One of the reasons for PKL's success is that the institutional apparatus has been around for a while. Our partnership is with Amateur Kabaddi Federation of India which is a member of Indian Olympic Association (IOA) and is recognised by the Sports Ministry. We have a model of governance that is world-class and we've got an elaborate structure to maintain that. We at Mashal Sports have got an ethics and governance council which is headed by Justice Ajit Prakash Shah who has been the Ombudsman of BCCI. Modern institutions come in with a lot of self-regulation, which is evident in the way we function. That is an expectation people have of us, and like every good institution, we are doing that.

What is PKL doing to ensure the quality of production and output is maintained?

People expect us to create a great crucible to showcase the sport as per world-class standards, and we are continuously improving in that respect. There are investments and efforts to upgrade technology, operations, format etc. Another area is to ensure there is the next generation of talent coming. We have a 'Future Kabaddi Heroes Programme' programme which is a one-of-its-kind for any league in this country. It is unique in the sense that the league itself has taken the responsibility to find fresh talent, and we are doing it at a large scale. In fact, a lot of public and private sector employers discover talents for their teams through our talent search programme. If you clear the first stage of our programme, you're certain to find a job as a kabaddi player anywhere in India.

PKL is credited to have created an awareness of sorts in the way people look at kabaddi. Would you call it your biggest achievement?

Despite the existing framework, kabaddi was always a sub-terranean, subaltern sport. PKL has made it a mainstream sport, and that I think is the biggest achievement of this league.

It has been part of Asian Games since 1990, and has been regularly bringing medals for India, but nobody noticed it the way it should have been noticed. After PKL arrived in 2014, the Asian Games 2014 gold is looked at in a big way. Suddenly, PKL is being talked about as a big catharsis. Star has brought kabaddi on TV, but at the same time, the sport has grown in the ground as well.

The stature of players has also improved...

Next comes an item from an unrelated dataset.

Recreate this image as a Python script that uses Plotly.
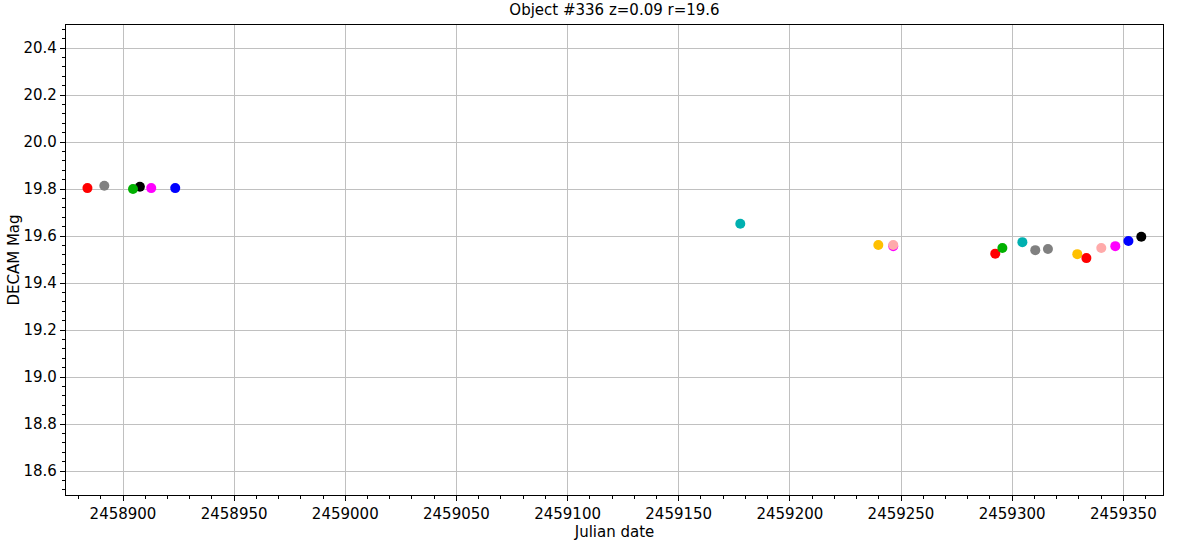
import plotly.graph_objects as go

# Observations grouped by filter colour (plot order matters for overlaps)
series_names = ["magenta", "black", "yellow", "red", "green", "gray", "cyan", "pink", "blue"]
series_colors = ["#ff00ff", "#000000", "#ffc000", "#ff0000", "#00b000", "#808080", "#00b0b0", "#ffaaaa", "#0000ff"]

jd_magenta = [2458912.7, 2459246.5, 2459346.4]
mag_magenta = [19.804, 19.557, 19.557]
jd_black = [2458907.6, 2459358.1]
mag_black = [19.81, 19.597]
jd_yellow = [2459239.8, 2459329.3]
mag_yellow = [19.562, 19.523]
jd_red = [2458884.0, 2459292.4, 2459333.4]
mag_red = [19.804, 19.525, 19.506]
jd_green = [2458904.5, 2459295.6]
mag_green = [19.80, 19.549]
jd_gray = [2458891.6, 2459310.4, 2459316.1]
mag_gray = [19.814, 19.540, 19.545]
jd_cyan = [2459177.7, 2459304.6]
mag_cyan = [19.652, 19.574]
jd_pink = [2459246.5, 2459340.1]
mag_pink = [19.562, 19.549]
jd_blue = [2458923.5, 2459352.3]
mag_blue = [19.804, 19.579]

series_jd = [jd_magenta, jd_black, jd_yellow, jd_red, jd_green, jd_gray, jd_cyan, jd_pink, jd_blue]
series_mag = [mag_magenta, mag_black, mag_yellow, mag_red, mag_green, mag_gray, mag_cyan, mag_pink, mag_blue]

title_text = "Object #336 z=0.09 r=19.6"
x_title = "Julian date"
y_title = "DECAM Mag"

fig = go.Figure()
for name, color, xs, ys in zip(series_names, series_colors, series_jd, series_mag):
    fig.add_trace(go.Scatter(x=xs, y=ys, mode="markers", name=name,
                             marker=dict(color=color, size=10, line=dict(width=0)),
                             showlegend=False))

font_family = "DejaVu Sans"
fig.update_layout(
    width=1200, height=543,
    margin=dict(l=66, r=37, t=25, b=48, autoexpand=False),
    paper_bgcolor="white", plot_bgcolor="white",
    font=dict(family=font_family, size=15, color="black"),
    title=dict(text=title_text, x=0.5, xref="paper", xanchor="center",
               y=1, yref="container", yanchor="top", pad=dict(t=4),
               font=dict(family=font_family, size=15, color="black")),
)
fig.update_xaxes(
    range=[2458874.36, 2459367.86], dtick=50, tick0=2458900,
    tickformat="d", showgrid=True, gridcolor="#c0c0c0", gridwidth=1,
    showline=True, linecolor="black", linewidth=1.2, mirror=True,
    ticks="outside", ticklen=5, tickcolor="black", automargin=False,
    minor=dict(dtick=10, tick0=2458900, ticks="outside", ticklen=3, tickcolor="black", showgrid=False),
    zeroline=False,
    title=dict(text=x_title, standoff=4, font=dict(size=15)),
    tickfont=dict(size=15),
)
fig.update_yaxes(
    range=[18.498, 20.498], dtick=0.2, tick0=18.6, tickformat=".1f",
    showgrid=True, gridcolor="#c0c0c0", gridwidth=1,
    showline=True, linecolor="black", linewidth=1.2, mirror=True,
    ticks="outside", ticklen=5, tickcolor="black", automargin=False,
    minor=dict(dtick=0.04, tick0=18.6, ticks="outside", ticklen=3, tickcolor="black", showgrid=False),
    zeroline=False,
    title=dict(text=y_title, standoff=0, font=dict(size=15)),
    tickfont=dict(size=15),
)

fig.write_html("out.html", config={"displayModeBar": False},
               post_script="document.body.style.margin='0';document.body.style.overflow='hidden';")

Absolutely. The strongest manifestation of our success is the stature of players. When PKL started, the salary of a peak player was Rs 12 lakh for a season; it has gone up ten times now. The median salary has gone up 10 times from 6-7 lakh, and all this has happened in a space of five years and six seasons. Another big achievement of PKL is that it has created a pool of the next generation of kabaddi players.

PKL has also introduced technology in kabaddi in a way that was unheard of before. Can you take us through that thought process?

First and foremost, we see technology as a means to create more lines of information for the consumer and to increase fans' engagement with sport. When we talk about technology, there are two aspects to it. All technology in sports is around the narrative. It creates a new kind of content or analytics. PKL is one of the most camera-intense productions in the world of sport. The court is 10 x 13 metres, and at any given moment, the action is in a 6.5 x 10 box, i.e. in one half of the mat. I don't think there's any other sport where so many cameras are trained in one area to capture the action. There's a huge amount of technology involved to capture that action.

Then comes detailed processing of that information. Technology is needed to create a new line of narrative - it may be about personal performances of a player, tactics, officiating decisions. PKL is the only form of kabaddi in the world where you can have a video referral simply because there are so many lenses at work that helps you arrive at a decision.

With time, more teams have been added in PKL and the structure of the league has been changed twice. Does it affect players in any way?

I don't think it affects them in a negative way. Whatever we do is far better than what they used to do. This time, we have tried to lower the number of home matches in home legs. That is not an easy thing to do, because on certain days you won't have home team playing. We know fans turn up either for home teams or for big names, but we are willing to see how it goes.

PKL is one of the best-designed kabaddi tournaments in the world in terms of rest and recovery for the players. The caravan format gives players enough time to recover, and also helps in fan engagement. We have sharply reduced the variance in the number of matches played by any team at any given moment of time, and by the time we come to the 66th match of the league, all teams would have played the same number of matches. The second half of the tournament will thus be as relevant as the first half. It is a big exercise we have undertaken, and I think it will make a difference to the fans.

The seventh season of PKL is into its first week. What kind of expectations do you have from this edition?

The league is returning to its core cities (Bengaluru, Hyderabad, Jaipur), and we are hoping for greater engagement of fans between teams and players. Also, there is a slight change in the timings of the matches. The idea behind starting the matches at 7:30 pm is to ensure that the second match will start a little earlier, and it helps spectators. Most of our stadiums are not best served by public transport, and when matches finish by 10:30, as was the case earlier, it becomes tough for children to travel. But more than anything else, we have a new generation of players and we are trying to give them a great platform to play great kabaddi.